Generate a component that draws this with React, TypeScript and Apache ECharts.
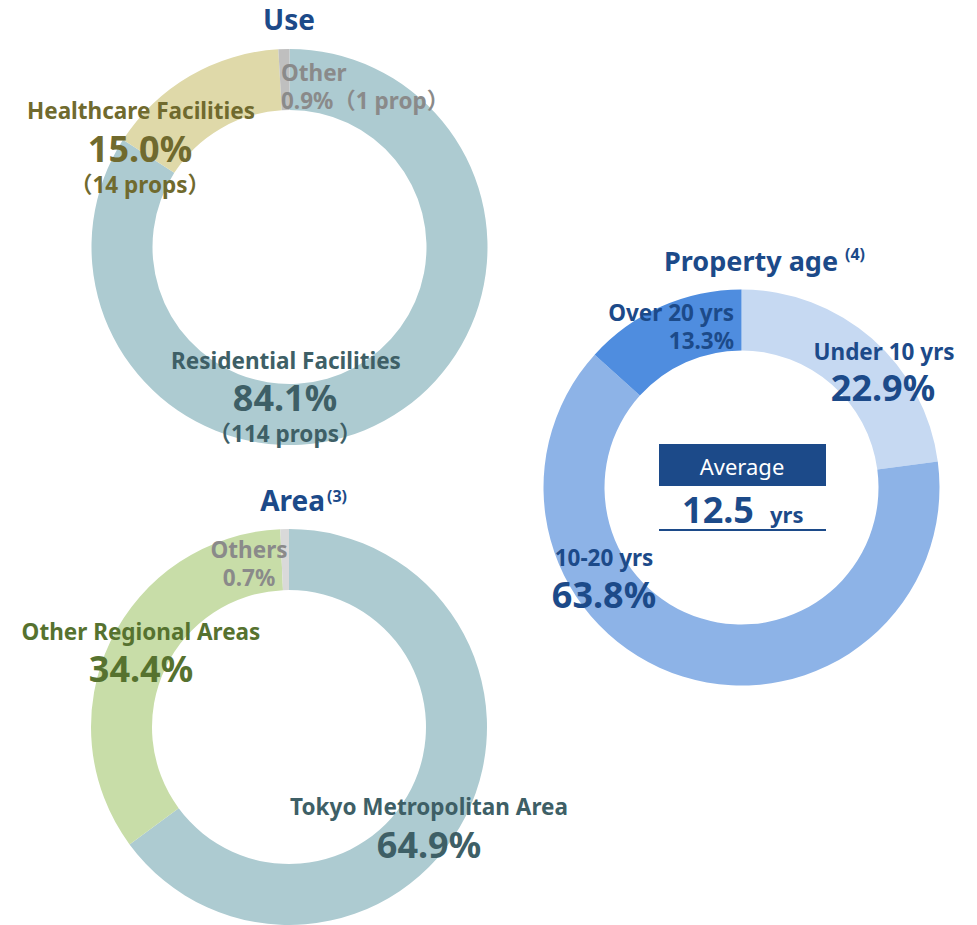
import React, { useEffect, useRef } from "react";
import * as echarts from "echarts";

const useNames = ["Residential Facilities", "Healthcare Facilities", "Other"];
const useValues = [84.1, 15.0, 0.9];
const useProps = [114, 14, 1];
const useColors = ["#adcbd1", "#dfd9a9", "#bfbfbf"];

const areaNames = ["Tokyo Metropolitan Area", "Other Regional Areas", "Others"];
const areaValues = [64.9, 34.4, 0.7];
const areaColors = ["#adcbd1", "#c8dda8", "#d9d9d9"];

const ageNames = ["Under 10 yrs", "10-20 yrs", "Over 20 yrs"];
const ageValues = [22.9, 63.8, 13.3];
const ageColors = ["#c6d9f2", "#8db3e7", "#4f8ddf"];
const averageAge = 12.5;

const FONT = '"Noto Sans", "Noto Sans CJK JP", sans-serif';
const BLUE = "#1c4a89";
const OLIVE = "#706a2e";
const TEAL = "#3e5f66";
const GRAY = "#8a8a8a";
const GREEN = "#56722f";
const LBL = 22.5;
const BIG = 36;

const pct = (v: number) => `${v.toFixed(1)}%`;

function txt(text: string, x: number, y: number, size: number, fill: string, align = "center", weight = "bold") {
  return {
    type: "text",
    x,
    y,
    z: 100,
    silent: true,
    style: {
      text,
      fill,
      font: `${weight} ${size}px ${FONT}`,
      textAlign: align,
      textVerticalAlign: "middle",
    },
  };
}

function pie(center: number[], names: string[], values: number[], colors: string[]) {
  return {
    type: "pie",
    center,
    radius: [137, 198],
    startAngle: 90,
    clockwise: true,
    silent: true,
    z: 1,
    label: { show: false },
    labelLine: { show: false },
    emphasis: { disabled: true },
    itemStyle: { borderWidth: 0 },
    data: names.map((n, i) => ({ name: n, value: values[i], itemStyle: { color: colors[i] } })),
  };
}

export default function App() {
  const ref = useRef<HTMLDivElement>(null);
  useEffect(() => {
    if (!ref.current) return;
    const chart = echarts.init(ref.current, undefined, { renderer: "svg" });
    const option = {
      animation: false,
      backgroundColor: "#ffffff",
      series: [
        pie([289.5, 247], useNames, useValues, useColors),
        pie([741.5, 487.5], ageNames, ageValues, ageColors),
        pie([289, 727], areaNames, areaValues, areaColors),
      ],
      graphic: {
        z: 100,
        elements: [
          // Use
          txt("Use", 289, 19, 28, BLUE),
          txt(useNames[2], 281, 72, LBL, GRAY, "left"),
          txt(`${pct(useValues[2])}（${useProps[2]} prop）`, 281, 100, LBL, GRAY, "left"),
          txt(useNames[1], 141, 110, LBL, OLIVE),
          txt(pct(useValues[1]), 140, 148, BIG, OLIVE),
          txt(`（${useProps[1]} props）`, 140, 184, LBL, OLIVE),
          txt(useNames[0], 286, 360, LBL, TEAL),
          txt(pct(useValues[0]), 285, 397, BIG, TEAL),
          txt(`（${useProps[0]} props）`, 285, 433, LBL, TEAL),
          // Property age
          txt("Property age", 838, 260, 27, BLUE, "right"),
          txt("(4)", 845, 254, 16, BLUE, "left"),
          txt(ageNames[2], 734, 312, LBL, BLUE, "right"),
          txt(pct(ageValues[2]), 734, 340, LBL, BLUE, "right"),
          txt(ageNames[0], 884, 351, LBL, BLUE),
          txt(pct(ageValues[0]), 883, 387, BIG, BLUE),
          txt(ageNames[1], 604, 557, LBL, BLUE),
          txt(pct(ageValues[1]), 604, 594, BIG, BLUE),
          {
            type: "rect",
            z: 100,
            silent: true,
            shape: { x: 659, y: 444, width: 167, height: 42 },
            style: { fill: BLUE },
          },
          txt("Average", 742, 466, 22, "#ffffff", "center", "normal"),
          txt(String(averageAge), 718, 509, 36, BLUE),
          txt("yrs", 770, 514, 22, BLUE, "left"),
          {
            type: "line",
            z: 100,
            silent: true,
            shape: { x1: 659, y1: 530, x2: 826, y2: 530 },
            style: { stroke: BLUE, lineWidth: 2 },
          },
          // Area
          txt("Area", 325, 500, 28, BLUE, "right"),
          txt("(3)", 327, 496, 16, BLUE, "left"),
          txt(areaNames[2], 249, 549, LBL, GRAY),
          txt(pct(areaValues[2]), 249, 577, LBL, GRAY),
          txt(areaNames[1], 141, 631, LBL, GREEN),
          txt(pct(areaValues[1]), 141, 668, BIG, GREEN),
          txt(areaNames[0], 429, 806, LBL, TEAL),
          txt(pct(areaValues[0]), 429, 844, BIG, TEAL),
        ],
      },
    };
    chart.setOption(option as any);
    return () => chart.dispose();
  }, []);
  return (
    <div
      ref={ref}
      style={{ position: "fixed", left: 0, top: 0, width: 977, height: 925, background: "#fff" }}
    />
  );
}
--
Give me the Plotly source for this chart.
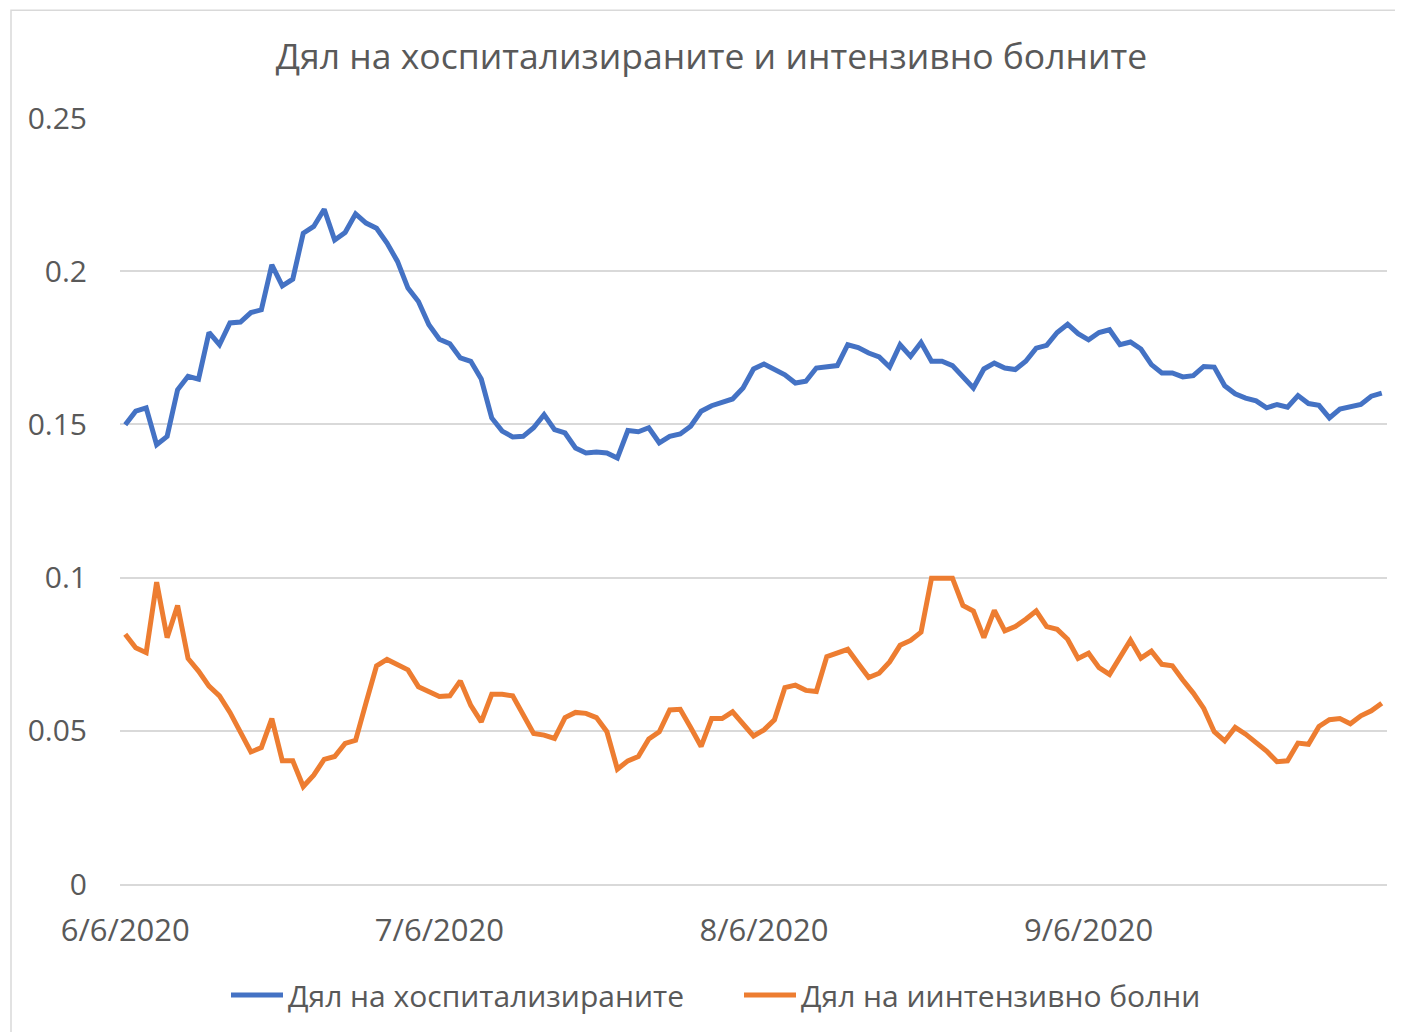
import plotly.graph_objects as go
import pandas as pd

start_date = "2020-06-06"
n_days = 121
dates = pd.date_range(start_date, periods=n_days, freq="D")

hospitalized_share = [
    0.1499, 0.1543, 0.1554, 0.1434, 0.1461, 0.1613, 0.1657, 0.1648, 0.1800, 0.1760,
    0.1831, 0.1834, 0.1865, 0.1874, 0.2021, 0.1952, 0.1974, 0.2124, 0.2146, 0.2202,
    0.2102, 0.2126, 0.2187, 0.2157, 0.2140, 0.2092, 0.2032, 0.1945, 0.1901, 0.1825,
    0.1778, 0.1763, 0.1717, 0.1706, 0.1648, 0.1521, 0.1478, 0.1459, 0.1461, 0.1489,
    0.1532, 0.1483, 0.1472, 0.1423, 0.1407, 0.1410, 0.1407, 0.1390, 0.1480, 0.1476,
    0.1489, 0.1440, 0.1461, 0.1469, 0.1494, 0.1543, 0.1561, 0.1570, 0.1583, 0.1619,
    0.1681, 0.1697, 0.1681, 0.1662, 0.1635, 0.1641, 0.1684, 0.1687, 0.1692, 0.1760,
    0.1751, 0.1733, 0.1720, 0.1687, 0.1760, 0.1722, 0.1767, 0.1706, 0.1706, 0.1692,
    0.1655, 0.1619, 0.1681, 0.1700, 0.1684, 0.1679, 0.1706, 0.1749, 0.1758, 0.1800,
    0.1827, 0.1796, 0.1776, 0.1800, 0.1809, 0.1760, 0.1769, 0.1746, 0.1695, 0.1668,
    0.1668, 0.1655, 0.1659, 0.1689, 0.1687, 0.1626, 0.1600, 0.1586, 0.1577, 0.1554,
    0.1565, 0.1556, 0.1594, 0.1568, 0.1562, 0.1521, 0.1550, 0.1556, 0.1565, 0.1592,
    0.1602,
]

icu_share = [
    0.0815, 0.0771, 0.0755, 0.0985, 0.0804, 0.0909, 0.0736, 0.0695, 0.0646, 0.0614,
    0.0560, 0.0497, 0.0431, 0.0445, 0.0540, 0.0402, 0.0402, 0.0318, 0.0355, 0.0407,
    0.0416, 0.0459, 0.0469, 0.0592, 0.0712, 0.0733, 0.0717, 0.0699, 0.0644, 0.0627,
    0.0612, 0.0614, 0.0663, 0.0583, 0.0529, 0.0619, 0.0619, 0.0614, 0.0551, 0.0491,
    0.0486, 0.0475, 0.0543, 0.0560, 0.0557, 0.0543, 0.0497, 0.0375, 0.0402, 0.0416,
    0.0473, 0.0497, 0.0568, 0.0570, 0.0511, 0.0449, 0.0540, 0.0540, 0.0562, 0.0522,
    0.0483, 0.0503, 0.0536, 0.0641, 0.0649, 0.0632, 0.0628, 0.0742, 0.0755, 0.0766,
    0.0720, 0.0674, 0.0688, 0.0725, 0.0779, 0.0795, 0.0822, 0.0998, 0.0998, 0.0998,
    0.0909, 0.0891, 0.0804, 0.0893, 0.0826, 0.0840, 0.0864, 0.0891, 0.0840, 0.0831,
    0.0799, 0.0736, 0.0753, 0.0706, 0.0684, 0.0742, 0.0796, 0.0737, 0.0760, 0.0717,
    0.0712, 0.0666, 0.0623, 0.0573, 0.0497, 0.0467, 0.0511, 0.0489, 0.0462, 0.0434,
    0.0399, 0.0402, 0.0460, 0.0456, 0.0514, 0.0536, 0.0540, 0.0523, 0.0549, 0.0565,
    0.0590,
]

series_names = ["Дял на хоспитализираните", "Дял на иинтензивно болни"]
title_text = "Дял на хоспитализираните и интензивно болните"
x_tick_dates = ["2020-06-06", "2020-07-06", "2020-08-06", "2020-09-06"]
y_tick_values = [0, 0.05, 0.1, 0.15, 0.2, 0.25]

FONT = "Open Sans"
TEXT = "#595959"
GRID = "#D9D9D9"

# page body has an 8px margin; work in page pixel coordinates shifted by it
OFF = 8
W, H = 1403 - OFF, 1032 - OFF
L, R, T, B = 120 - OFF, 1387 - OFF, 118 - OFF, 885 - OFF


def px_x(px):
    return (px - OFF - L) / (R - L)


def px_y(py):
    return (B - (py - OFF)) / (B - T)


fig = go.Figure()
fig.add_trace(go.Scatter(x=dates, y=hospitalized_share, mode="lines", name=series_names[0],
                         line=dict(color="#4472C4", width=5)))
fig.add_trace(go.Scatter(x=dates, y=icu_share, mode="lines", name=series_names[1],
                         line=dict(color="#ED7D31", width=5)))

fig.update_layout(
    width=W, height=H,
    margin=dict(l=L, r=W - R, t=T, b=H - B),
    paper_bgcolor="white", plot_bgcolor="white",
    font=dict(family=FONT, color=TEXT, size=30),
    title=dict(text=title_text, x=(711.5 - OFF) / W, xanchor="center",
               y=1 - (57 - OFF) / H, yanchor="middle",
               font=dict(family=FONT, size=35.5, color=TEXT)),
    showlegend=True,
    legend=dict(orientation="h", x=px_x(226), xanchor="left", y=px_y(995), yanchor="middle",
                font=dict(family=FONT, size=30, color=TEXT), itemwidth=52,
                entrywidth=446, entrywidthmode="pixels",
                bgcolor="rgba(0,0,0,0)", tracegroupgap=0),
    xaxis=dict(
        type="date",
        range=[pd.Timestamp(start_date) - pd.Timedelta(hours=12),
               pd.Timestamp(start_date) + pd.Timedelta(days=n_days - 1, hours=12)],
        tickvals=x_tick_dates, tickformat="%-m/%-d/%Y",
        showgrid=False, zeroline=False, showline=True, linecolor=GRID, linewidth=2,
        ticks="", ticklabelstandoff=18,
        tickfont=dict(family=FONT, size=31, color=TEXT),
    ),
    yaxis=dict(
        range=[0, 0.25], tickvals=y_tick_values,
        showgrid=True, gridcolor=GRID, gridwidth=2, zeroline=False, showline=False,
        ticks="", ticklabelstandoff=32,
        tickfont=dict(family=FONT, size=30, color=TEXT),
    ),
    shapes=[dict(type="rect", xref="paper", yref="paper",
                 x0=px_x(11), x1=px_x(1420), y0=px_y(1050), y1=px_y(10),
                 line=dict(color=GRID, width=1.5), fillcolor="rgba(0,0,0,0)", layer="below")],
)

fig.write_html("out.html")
--
Goal:
Show every line of the records above that contains the word "React".

Response to the task:
Generate a component that draws this with React, TypeScript and Apache ECharts.
import React, { useEffect, useRef } from "react";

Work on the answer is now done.